Artigos de Jornal
Preservar o futuro
Um jornal do Sul criou, há anos, uma coluna dedicada à boa notícia do dia,
mas teve que fechar porque não havia nada a noticiar. Quando comecei a assinar
esta coluna esperava poder incentivar boas ações públicas e privadas para a
cidade. Cheguei a ressaltar algumas do passado, como a piscina do Sr. Oliveira
em Ondina e a restauração do cineteatro de Nazaré por Vampeta. Mas hoje, por
mais que procure, não encontro nada para festejar.
Não é que os gestores estaduais e municipais não estejam trabalhando. Pelo
contrário, a cidade está um canteiro de obras, numa corrida atropelada para as
eleições de 2016 e 2018. O problema é que são todos projetos improvisados,
carimbados e desarticulados. Não consigo entender um metrô rasteiro que acaba
com um parque de 12 km e não atende ao Centro Histórico (C,H,), ao Comercio e ao
vórtice do Campo Grande chegando a Lauro de Freitas sem passar pelo aeroporto.
Nem a transferência da rodoviária para a periferia do município, quando as
estações de transporte em todo o mundo estão no centro, ou a construção de um
BRT mirim cobrindo um rio e fazendo pirraça ao metrô e uma ponte de 7 bilhões
para substituir o ferry domingueiro numa cidade que alaga, desaba e mata quando
chove.
Trabalhei sempre na preservação do passado. Fiz o Inventario de Proteção do
Acervo Cultural da Bahia, único no país, em 7 vols. Como consultor da Unesco fiz
missões nos principais C.H. da América Latina, Caribe e África lusofone, mas
nunca fui chamado a opinar sobre o C.H. de minha cidade. Não tenho mágoa,
lamento apenas sua exclusão urbana e as mil escoras que não vejo em nenhum C.H.
do continente. Cusco, Cartagena e Quito são hoje importantes destinos turísticos
internacionais.

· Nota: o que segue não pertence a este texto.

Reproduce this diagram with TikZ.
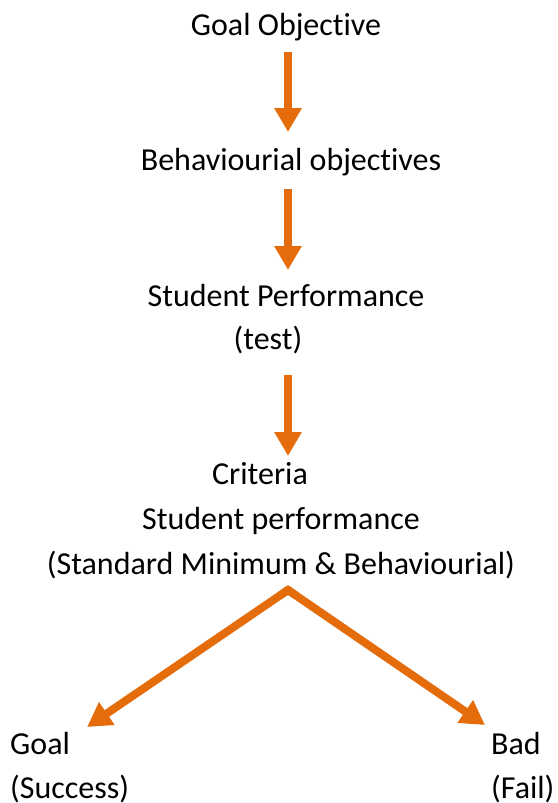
\documentclass[tikz,border=0pt]{standalone}
\usepackage{fontspec}
\setmainfont[Ligatures=NoCommon]{Carlito}
\usetikzlibrary{arrows.meta,calc}
\definecolor{arrorange}{HTML}{E46C0A}
\tikzset{
  lbl/.style={anchor=base, inner sep=0pt, font=\fontsize{32}{36}\selectfont},
  lblw/.style={anchor=base west, inner sep=0pt, font=\fontsize{32}{36}\selectfont},
  arr/.style={draw=arrorange, line width=8pt, -{Triangle[width=26pt,length=24pt]}, fill=arrorange}
}
\begin{document}
\begin{tikzpicture}[x=1pt,y=-1pt]
\useasboundingbox (0,0) rectangle (557,803);
\node[lbl] (goalobj) at (286,35) {Goal Objective};
\node[lbl] (behav) at (291,170) {Behaviourial objectives};
\node[lbl] (stperf) at (286,306) {Student Performance};
\node[lbl] (test) at (268,349) {(test)};
\node[lbl] (crit) at (260,484) {Criteria};
\node[lbl] (stperf2) at (281,529) {Student performance};
\node[lbl] (std) at (281,574) {(Standard Minimum \& Behaviourial)};
\node[lblw] (goal) at (10,754) {Goal};
\node[lblw] (succ) at (10,798) {(Success)};
\node[lblw] (bad) at (491,754) {Bad};
\node[lblw] (fail) at (491,798) {(Fail)};
\coordinate (a1s) at (288,52);
\coordinate (a1e) at (288,132);
\coordinate (a2s) at (288,189);
\coordinate (a2e) at (288,270);
\coordinate (a3s) at (288,375);
\coordinate (a3e) at (288,456);
\coordinate (apex) at (288,590);
\coordinate (ltip) at (87,727);
\coordinate (rtip) at (485,725);
\draw[arr] (a1s) -- (a1e);
\draw[arr] (a2s) -- (a2e);
\draw[arr] (a3s) -- (a3e);
\draw[arr] (apex) -- (ltip);
\draw[arr] (apex) -- (rtip);
\draw[draw=arrorange, line width=8pt, line join=miter] ($(apex)!10pt!(ltip)$) -- (apex) -- ($(apex)!10pt!(rtip)$);
\end{tikzpicture}
\end{document}
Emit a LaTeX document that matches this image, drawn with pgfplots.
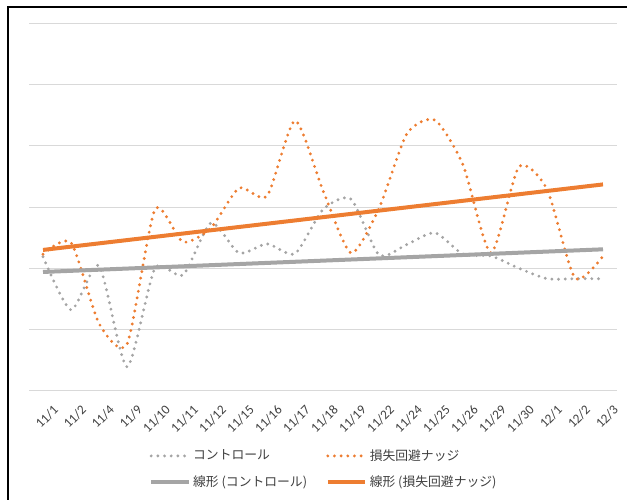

Salvador poderia ser também, se fosse preservada. Lamento ver a
sede do arcebispado primaz do Brasil com o telhado ruindo e o palácio Boa Vista,
onde morou Castro Alves, se arruinando depois de um incêndio suspeitoso como
todos de Salvador.
Salvador já foi uma das paisagens culturais mais belas do mundo registrada por
gravadores holandeses e louvada pelos sábios Spix & Martius e Darwin. Hoje é uma
paliçada da pior especulação. Não estou preocupado só com o nosso passado, já em
parte destruído, senão com o futuro. Nossos filhos e netos estão ameaçados de
viver numa cidade sem identidade, horizonte e céu, infartada, alagadiça e
neurótica. O Parque de Pituaçu foi loteado entre instituições privadas e
invadido, a lagoa do Abaeté está sendo drenada para irrigar um campo de golfe e
os órgãos de planejamento e ambientais esvaziados. Não creio na criatividade da
Fipe, boa na tabela de carros usados, autora do Plano Salvador/500, cuja
principal proposta é a copacabanização da nossa Orla, sem calçadão.
É no presente que se constrói o futuro. O lançamento de um espigão de 100 m. de
altura junto à colina de Santo Antônio da Barra é um precedente gravíssimo que
demonstra a fragilidade do poder federal e municipal frente ao imobiliário. Foi
a política da PMS, nas décadas de 50 e 60, de preservar nossos vales que
permitiu a ACM, o Velho, executar a rede genial de avenidas planejadas 25 anos
antes. O que estamos preservando hoje para o futuro?